Sharing isn’t new. And, sharing unused, underutilized resources or exchanging accessibility to these resources for money is timeless. Sharing comes readily to humans, it is rather innate.
Traditional businesses function on linear model: manufacturers do manufacturing, distributors distribute, and customers/consumers buy the products, becoming owners. However, in the last decade, it has been noted that consumers have started to prefer a different type of consumption, which involves no actual ownership, but temporary access to goods and services is availed. This epiphenomenon is sharing economy, suitably defined as a transaction or economic activity taking place over digital platforms where users are given evanescent access to a business owner’s/ service provider’s otherwise under-utilized and underused assets. This involves no change in the ownership of the asset, but for additional access to the customers.

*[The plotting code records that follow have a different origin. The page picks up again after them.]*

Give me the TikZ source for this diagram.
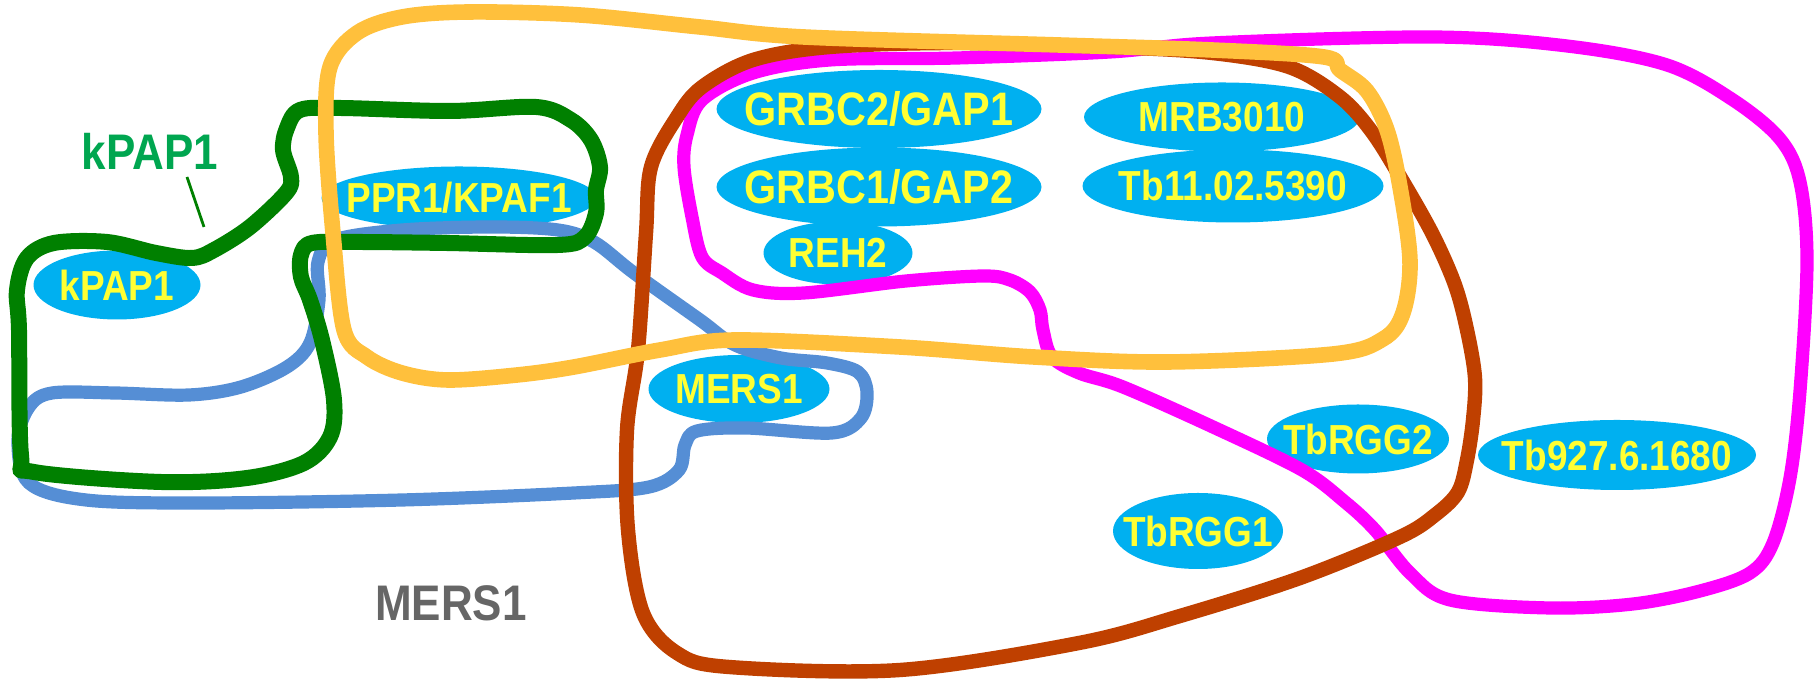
\documentclass[tikz,border=0pt]{standalone}
\usepackage{fontspec}
\usetikzlibrary{shapes.geometric}
\newfontfamily\nar[FakeStretch=0.88]{Liberation Sans Bold}
\definecolor{cellblue}{RGB}{0,176,240}
\definecolor{geneyellow}{RGB}{255,255,51}
\definecolor{lblgreen}{RGB}{0,166,80}
\definecolor{cgreen}{RGB}{0,128,0}
\definecolor{cyellow}{RGB}{255,192,60}
\definecolor{cbrown}{RGB}{191,64,0}
\definecolor{cmag}{RGB}{255,0,255}
\definecolor{cblue}{RGB}{85,142,213}
\definecolor{cgray}{RGB}{102,102,102}
\newcommand{\gtxt}[1]{\makebox[0pt]{#1}}
\begin{document}
\begin{tikzpicture}[x=0.25pt,y=-0.25pt,
  gene/.style={ellipse, fill=cellblue, text=geneyellow, inner sep=0pt,
    font=\nar\fontsize{10.5}{12}\selectfont},
  bigtext/.style={font=\nar\fontsize{11.75}{13}\selectfont},
  grouplabel/.style={font=\nar\fontsize{12.5}{14}\selectfont},
  loopline/.style={line join=round}]
\useasboundingbox (0,0) rectangle (1820,681);

% ellipses
\node[gene, minimum width=41.75pt, minimum height=17.25pt] (kpap) at (117,285) {\gtxt{kPAP1}};
\node[gene, minimum width=68.75pt, minimum height=15.75pt] (ppr) at (459,198) {\gtxt{PPR1/KPAF1}};
\node[gene, bigtext, minimum width=81.25pt, minimum height=19.5pt] (grbc2) at (879,109) {\gtxt{GRBC2/GAP1}};
\node[gene, bigtext, minimum width=81.25pt, minimum height=19.75pt] (grbc1) at (879,187) {\gtxt{GRBC1/GAP2}};
\node[gene, minimum width=37.25pt, minimum height=15.75pt] (reh) at (838,253) {\gtxt{REH2}};
\node[gene, minimum width=69pt, minimum height=17.25pt] (mrb) at (1222,117) {\gtxt{MRB3010}};
\node[gene, minimum width=75.25pt, minimum height=18.25pt] (tb11) at (1233,186) {\gtxt{Tb11.02.5390}};
\node[gene, minimum width=45.25pt, minimum height=17pt] (mers) at (739,389) {\gtxt{MERS1}};
\node[gene, minimum width=45.5pt, minimum height=17.25pt] (rgg2) at (1358,439) {\gtxt{TbRGG2}};
\node[gene, minimum width=42.5pt, minimum height=19pt] (rgg1) at (1198,531) {\gtxt{TbRGG1}};
\node[gene, minimum width=69.5pt, minimum height=17.5pt] (tb927) at (1617,455) {\gtxt{Tb927.6.1680}};

% labels
\node[grouplabel, text=lblgreen] (klab) at (150,151) {kPAP1};
\node[grouplabel, text=cgray] (mlab) at (451,603) {MERS1};
\coordinate (t1) at (187,177);
\coordinate (t2) at (204,227);
\draw[cgreen, line width=0.7pt] (t1) -- (t2);

% blue loop
\draw[loopline, cblue, line width=3.3pt] plot[smooth cycle, tension=0.55] coordinates {
 (335,240) (402,230) (491,227) (558,230) (594,242) (634,273) (700,320) (735,345)
 (781,358) (827,363) (858,372) (867,392) (861,418) (832,433) (746,428) (697,431)
 (685,445) (679,470) (649,487) (574,493) (402,500) (201,503) (86,500) (29,483)
 (18,440) (29,407) (52,393) (115,393) (189,395) (241,387) (287,367) (310,343)
 (319,300) (318,262)};

% green loop
\draw[loopline, cgreen, line width=4pt] plot[smooth cycle, tension=0.55] coordinates {
 (300,110) (340,108) (450,111) (536,107) (571,120) (591,140) (600,167) (596,190)
 (596,213) (585,237) (558,245) (446,243) (357,242) (312,243) (301,255) (301,277)
 (310,300) (322,340) (334,400) (330,437) (304,463) (247,478) (161,482) (34,472)
 (21,455) (19,330) (17,290) (27,258) (54,243) (107,242) (156,253) (192,258)
 (214,250) (250,227) (286,193) (291,177) (283,150) (287,128)};

% magenta loop
\draw[loopline, cmag, line width=3.3pt] plot[smooth cycle, tension=0.55] coordinates {
 (702,100) (753,73) (830,60) (957,58) (1110,52) (1212,43) (1433,37) (1567,46)
 (1667,65) (1733,100) (1780,139) (1800,182) (1807,261) (1800,391) (1790,478)
 (1773,543) (1750,573) (1700,591) (1633,604) (1550,608) (1450,600) (1410,573)
 (1375,530) (1345,502) (1302,470) (1213,427) (1123,387) (1079,373) (1052,357)
 (1043,330) (1040,310) (1030,292) (1010,280) (983,276) (906,281) (804,293)
 (753,290) (722,273) (702,257) (692,217) (684,167) (687,135)};

% brown loop
\draw[loopline, cbrown, line width=3.6pt] plot[smooth cycle, tension=0.55] coordinates {
 (651,167) (677,117) (702,87) (753,60) (830,47) (957,43) (1110,47) (1212,53)
 (1289,67) (1340,97) (1372,132) (1402,180) (1433,235) (1455,285) (1467,330)
 (1475,378) (1473,420) (1467,460) (1458,492) (1435,515) (1400,537) (1300,578) (1180,616)
 (1079,643) (900,670) (729,667) (677,653) (643,613) (628,530) (627,430)
 (638,350) (646,233)};

% yellow loop
\draw[loopline, cyellow, line width=3.9pt] plot[smooth cycle, tension=0.55] coordinates {
 (330,67) (357,33) (402,17) (469,12) (580,15) (700,27) (804,37) (1059,45)
 (1212,50) (1324,57) (1340,70) (1367,91) (1387,130) (1400,187) (1410,261)
 (1403,313) (1383,339) (1333,354) (1168,362) (1034,357) (900,347) (735,340)
 (660,350) (574,367) (517,375) (448,380) (402,373) (367,357) (344,330)
 (333,233) (326,133)};
\end{tikzpicture}
\end{document}
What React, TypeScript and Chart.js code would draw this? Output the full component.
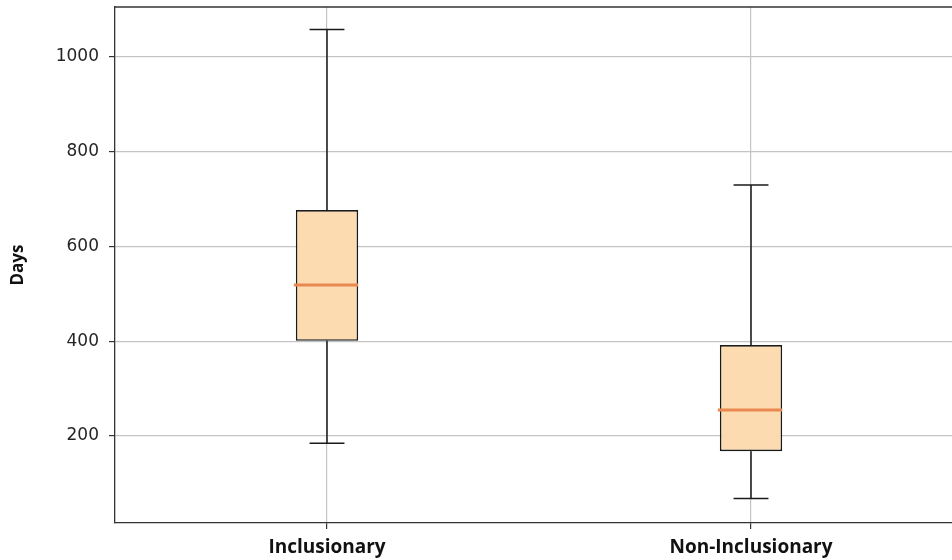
import React, { useEffect, useRef } from "react";
import { Chart, registerables } from "chart.js";

Chart.register(...registerables);

const categories = ["Inclusionary", "Non-Inclusionary"];
const positions = [1, 2];
const whiskerLow = [185, 68];
const q1 = [401, 168];
const median = [519, 255];
const q3 = [677, 392];
const whiskerHigh = [1058, 730];
const yTicks = [200, 400, 600, 800, 1000];

const boxFill = "#FCDBB1";
const edgeColor = "#1a1a1a";
const medianColor = "#E98850";
const gridColor = "#c4c4c4";

const boxPlugin = {
  id: "boxWhiskers",
  afterDatasetsDraw(chart: any) {
    const { ctx, scales } = chart;
    const xs = scales.x;
    const ys = scales.y;
    const meta = chart.getDatasetMeta(0);
    ctx.save();
    positions.forEach((p, i) => {
      const cx = xs.getPixelForValue(p);
      const w = meta.data[i] ? meta.data[i].width : 60;
      const capHalf = w * 0.28;
      ctx.strokeStyle = edgeColor;
      ctx.lineWidth = 1.5;
      ctx.beginPath();
      ctx.moveTo(cx, ys.getPixelForValue(q3[i]));
      ctx.lineTo(cx, ys.getPixelForValue(whiskerHigh[i]));
      ctx.moveTo(cx, ys.getPixelForValue(q1[i]));
      ctx.lineTo(cx, ys.getPixelForValue(whiskerLow[i]));
      ctx.moveTo(cx - capHalf, ys.getPixelForValue(whiskerHigh[i]));
      ctx.lineTo(cx + capHalf, ys.getPixelForValue(whiskerHigh[i]));
      ctx.moveTo(cx - capHalf, ys.getPixelForValue(whiskerLow[i]));
      ctx.lineTo(cx + capHalf, ys.getPixelForValue(whiskerLow[i]));
      ctx.stroke();
      ctx.strokeStyle = medianColor;
      ctx.lineWidth = 3;
      ctx.beginPath();
      const my = ys.getPixelForValue(median[i]);
      ctx.moveTo(cx - w / 2 - 2, my);
      ctx.lineTo(cx + w / 2, my);
      ctx.stroke();
    });
    const a = chart.chartArea;
    ctx.strokeStyle = "#333";
    ctx.lineWidth = 1.3;
    ctx.beginPath();
    ctx.moveTo(a.left, a.top);
    ctx.lineTo(a.right, a.top);
    ctx.stroke();
    ctx.restore();
  },
};

export default function App() {
  const ref = useRef<HTMLCanvasElement>(null);
  useEffect(() => {
    if (!ref.current) return;
    const chart = new Chart(ref.current, {
      type: "bar",
      data: {
        datasets: [
          {
            data: positions.map((p, i) => ({ x: p, y: [q1[i], q3[i]] })) as any,
            backgroundColor: boxFill,
            borderColor: edgeColor,
            borderWidth: 1.6,
            borderSkipped: false,
            barPercentage: 0.147,
            categoryPercentage: 1,
          },
        ],
      },
      options: {
        responsive: false,
        maintainAspectRatio: false,
        animation: false,
        layout: { padding: { top: 7, right: 0, left: 0, bottom: 0 } },
        plugins: { legend: { display: false }, tooltip: { enabled: false } },
        scales: {
          x: {
            type: "linear",
            offset: false,
            min: 0.5,
            max: 2.474,
            afterBuildTicks: (s: any) => {
              s.ticks = positions.map((v) => ({ value: v }));
            },
            afterFit: (s: any) => {
              s.height = 37;
              s.paddingLeft = 0;
              s.paddingRight = 0;
            },
            ticks: {
              autoSkip: false,
              maxRotation: 0,
              padding: 7,
              color: "#111",
              font: { family: "'Open Sans'", size: 19, weight: "bold" },
              callback: (v: any) => categories[positions.indexOf(v)] ?? "",
            },
            grid: {
              offset: false,
              color: gridColor,
              lineWidth: 1.2,
              tickLength: 6,
              tickColor: "#333",
              tickWidth: 1.2,
            },
            border: { color: "#333", width: 1.3 },
          },
          y: {
            min: 16.5,
            max: 1105.5,
            afterBuildTicks: (s: any) => {
              s.ticks = yTicks.map((v) => ({ value: v }));
            },
            afterFit: (s: any) => {
              s.width = 115;
              s.paddingTop = 0;
              s.paddingBottom = 0;
            },
            ticks: {
              padding: 10,
              color: "#262626",
              font: { family: "'DejaVu Sans'", size: 17 },
              callback: (v: any) => String(v),
            },
            grid: {
              color: gridColor,
              lineWidth: 1.2,
              tickLength: 6,
              tickColor: "#333",
              tickWidth: 1.2,
            },
            border: { color: "#333", width: 1.3 },
            title: {
              display: true,
              text: "Days",
              color: "#111",
              padding: { top: 8, bottom: 0 },
              font: { family: "'Open Sans'", size: 17, weight: "bold" },
            },
          },
        },
      },
      plugins: [boxPlugin],
    });
    return () => chart.destroy();
  }, []);
  return (
    <div style={{ position: "absolute", left: 0, top: 0, width: 952, height: 560, background: "#fff" }}>
      <canvas ref={ref} width={952} height={560} />
    </div>
  );
}
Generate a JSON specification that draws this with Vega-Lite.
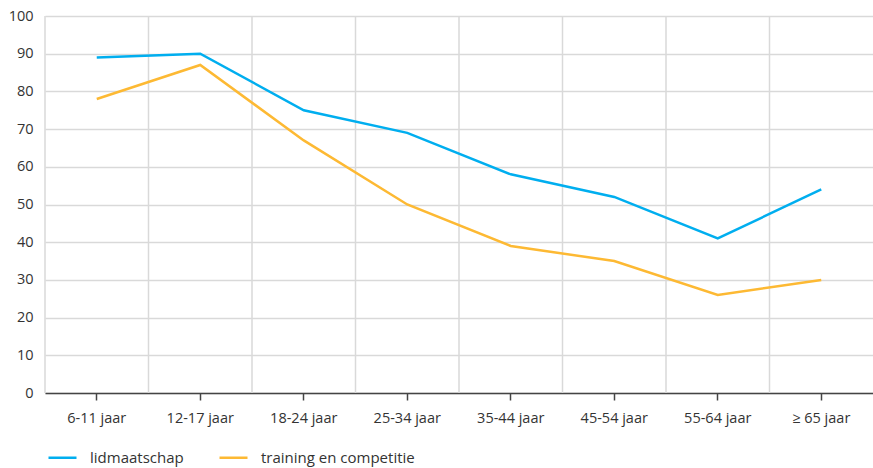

Instead of owning things, a good many young Indians are choosing to rent them – apartments, cars, furniture or even wedding trousseau. Sharing rather than owning makes for a compelling proposition. Why buy a house or a car, or furniture or even luxurious clothes when you can just rent them instead?
There are several drivers for the growing popularity of the sharing economy in India such as an increasingly mobile young workforce that is always on the go and thus does not want to burden itself with immovable assets or the growing interests in travel and tourism among the millennials who lead an uncertain professional life and thus are not keen on given responsibilities of major capital assets which would be hard to liquidate. For example, WeWork is a company providing coworking spaces in big cities around the world. freelancers, entrepreneurs and telecommuters can rent a desk or an office without the overhead cost of renting an entire building or suite.
Similarly, sites like Poshmark and ThreadUp allow individuals to sell gently used clothing, while services like Le Tote offer subscribers the ability to borrow clothes and return them like a Netflix subscription for your closet.
The younger generation also has different preferences that they see as requirements. Being a “two-car family” (or even three or four cars) was once a mark of status, whereas today many consider better social status in being a one-car or even zero-car family and making use of services like Uber, Lyft, CarGo. There is also a trend towards minimalism and efficiency feeding off a growing awareness about climate change and the environment which is also contributing towards a shift in such consumption behavior among the youth.
Companies that are offering services within India’s sharing economy don’t just represent a new way of thinking or new products, but a new way of using data effectively in order to provide better services to people. Many of their business models depend on harnessing technology – AirBnB, Uber, Ola, Furlenco– all depend heavily on their digital platforms to conduct business.
However, one must keep in mind is that there are several issues associated with this new sharing model, some that have sparked widespread controversies. One of the major problems is that sharing platforms blur the lines between personal and professional lives, creating undefined areas and spaces in which business owners, consumers and governments interact. This comes with its obvious limitations in terms of legality and regulation. For instance, popular app-based taxi services Ola and Uber still charge surge prices regardless of the price cap set by the Delhi government on the taxi fares. A peer-to-peer sharing economy has tremendous potential but besides self-regulation there must be some comprehensive regulatory framework employed for it to realize its full potential.
Nonetheless, what’s truly encouraging and yet worrying about a sharing economy is that despite any amount of regulation, it is always going to be fundamentally based on peer-to-peer interaction. Companies involved are not service providers rather they are facilitators responsible for making transactions possible. The trust and reputation of the facilitator is based on how easy and safe these transactions are for both the provider and the user. In turn, users and providers are judged by one another, often through reviews in apps and surveys and the feedback loop this creates is potentially good for service and quality assurance – so long as the inherent loopholes are not exploited.
Although one hopes for better regulation, but it seems for now that the future of India’s sharing economy, like it or not, is based on mutual trust and cooperation.